Apartheid set up various laws, some of which I would consider unjust. Most importantly, Apartheid severely restricted the right of Blacks to protest. This was the justification that Mandela used for resorting to violence. He had no other choice.
This may be true, and if you think that apartheid’s policies were sufficiently horrible this may justify violence, but there is no way that the indiscriminate violence against innocent and random White South Africans that the MK engaged in can be justified. Their activities, especially in the 1980’s, were morally equivalent to any other act of mass murder.
Further more, as we have seen, Apartheid’s actions were not nearly as bad as they are often thought to have been.
Even if Apartheid improved the material and psychological conditions of Black Africans, this does not necessarily imply that it was just. Would we feel that China ruling over a European population which objected to their rule was just so long as it improved the Europeans material and psychological condition?
At the very least, this state of affairs would make most people uncomfortable. Many would object on the grounds that European nations should be ruled by Europeans regardless of which ruler produced the highest GDP per capita and mean life satisfaction score.
On the other hand, the material benefit that Whites brought to South Africa, and Africa generally, was truly immense. Were it not for colonialism, most Africans alive today would have never even been born.
Fundamentally, the problem of African colonialism is the problem of multi-racialism. So long as Whites allowed Blacks to continue to live in Africa, which could have only been prevented with a massive and horrific genocide, Black Africans were going to resent them.
As Apartheid shows us, this is true even if Whites improve the conditions of Blacks. There will always be a feeling that Whites do not belong there and Blacks will always resent the invariably superior material conditions of Whites.
The Colonisation of the United States only worked because there weren’t many Indians around anymore. The kind of colonialism practiced in Africa in which Whites would be a permanent ruling minority in a majority Black nation was never sustainable without an uncomfortable measure of totalitarianism and even then ethnic conflict was still common place.

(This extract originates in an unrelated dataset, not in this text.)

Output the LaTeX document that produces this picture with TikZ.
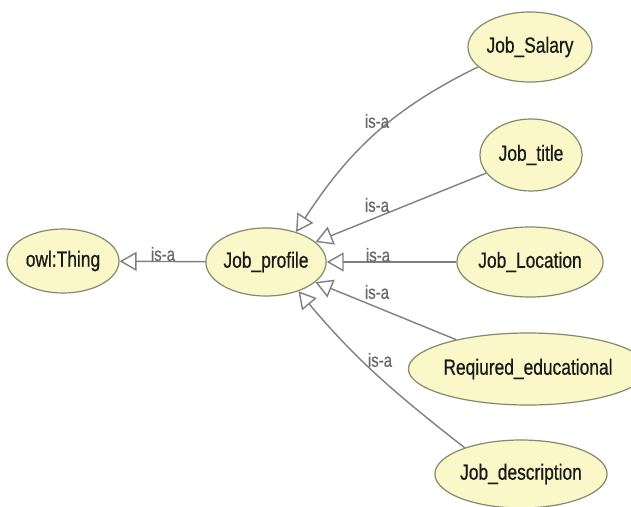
\documentclass[tikz,border=0pt]{standalone}
\usepackage{fontspec}
\setmainfont{Liberation Sans}[FakeStretch=0.79,FakeBold=0.6]
\usetikzlibrary{shapes.geometric,arrows.meta}
\definecolor{classfill}{RGB}{250,248,200}
\definecolor{classedge}{RGB}{135,135,110}
\definecolor{linkgray}{RGB}{128,128,128}
\definecolor{labelgray}{RGB}{105,105,105}
\begin{document}
\begin{tikzpicture}[x=1pt,y=1pt,
  cls/.style={ellipse, draw=classedge, line width=1.2pt, fill=classfill,
    inner sep=0pt, font=\fontsize{22}{26}\selectfont, text=black!90},
  isa/.style={draw=linkgray, line width=1.4pt,
    -{Triangle[open,length=17pt,width=19pt,fill=white]}},
  lbl/.style={font=\fontsize{19}{22}\selectfont, text=labelgray, inner sep=1pt}]
\useasboundingbox[fill=white] (0,0) rectangle (631,-506);

% classes
\node[cls, minimum width=112pt, minimum height=64pt] (thing) at (63,-261) {owl:Thing};
\node[cls, minimum width=108pt, minimum height=68pt] (prof) at (266,-262) {Job\_profile};
\node[cls, minimum width=124pt, minimum height=70pt] (sal) at (530,-47) {Job\_Salary};
\node[cls, minimum width=102pt, minimum height=72pt] (title) at (531,-155) {Job\_title};
\node[cls, minimum width=145pt, minimum height=70pt] (loc) at (530,-262) {Job\_Location};
\node[cls, minimum width=205pt, minimum height=72pt] (edu) at (528,-369) {Reqiured\_educational};
\node[cls, minimum width=142pt, minimum height=68pt] (desc) at (521,-474) {Job\_description};

% subclass links
\draw[isa] (prof) -- (thing);
\draw[isa] (sal.201) to[out=206,in=57] (prof.45);
\draw[isa] (title) -- (prof);
\draw[isa] (loc) -- (prof);
\draw[isa] (edu) -- (prof);
\draw[isa] (desc.155) to[out=142,in=-50] (prof.-42);

% link labels
\node[lbl] (l0) at (163,-254) {is-a};
\node[lbl] (l1) at (377,-121) {is-a};
\node[lbl] (l2) at (377,-205) {is-a};
\node[lbl] (l3) at (378,-255) {is-a};
\node[lbl] (l4) at (377,-292) {is-a};
\node[lbl] (l5) at (380,-360) {is-a};
\end{tikzpicture}
\end{document}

Today, White South Africans should come back to White nations and try to put South Africa behind them.
South Africa shows both sides of the colonialism debate. Whites in South Africa did kill Blacks. They did eliminate Black cultures. They did take local resources. They also vastly improved the physical and psychological condition of Blacks.
There are serious moral questions about African colonialism. However, colonialism can not plausibly be taken as the cause of violence and poverty in modern South Africa. This coheres well with the general picture that empirical evidence paints about the effects of colonialism.
The violence surrounding colonialism was rarely, if ever, one sided. Today, there is a massive level of systemic racism against White South Africans. The fact that this racism is not covered in Western media offers a stark contrast with how the media covered the sins of Apartheid.
Overall, the problems of South Africa, both in terms of Blacks resenting their White rulers under Apartheid and Whites experiencing racism today, come from the inherent difficulties of having a multi-racial society. In this sense, the story of South Africa contains lessons not only about colonialism but also about more general and pressing questions of immigration and diversity.
- All data on Sub-Sarahn Africa and data on total GDP and total population size for South Africa was taken from the Google Data Explorer. Data on the proportion of the population that was Black in South Africa and the proportion of GDP that was consumed by Blacks was taken from Terreblanche (2002). The GDP per Capita for Blacks was equal to the total south African GDP divided by the proportion of the GDP consumed by Africans divided by the number of total number Black South Africans, which was found by multiplying the total population size by the proportion of the population that was Black.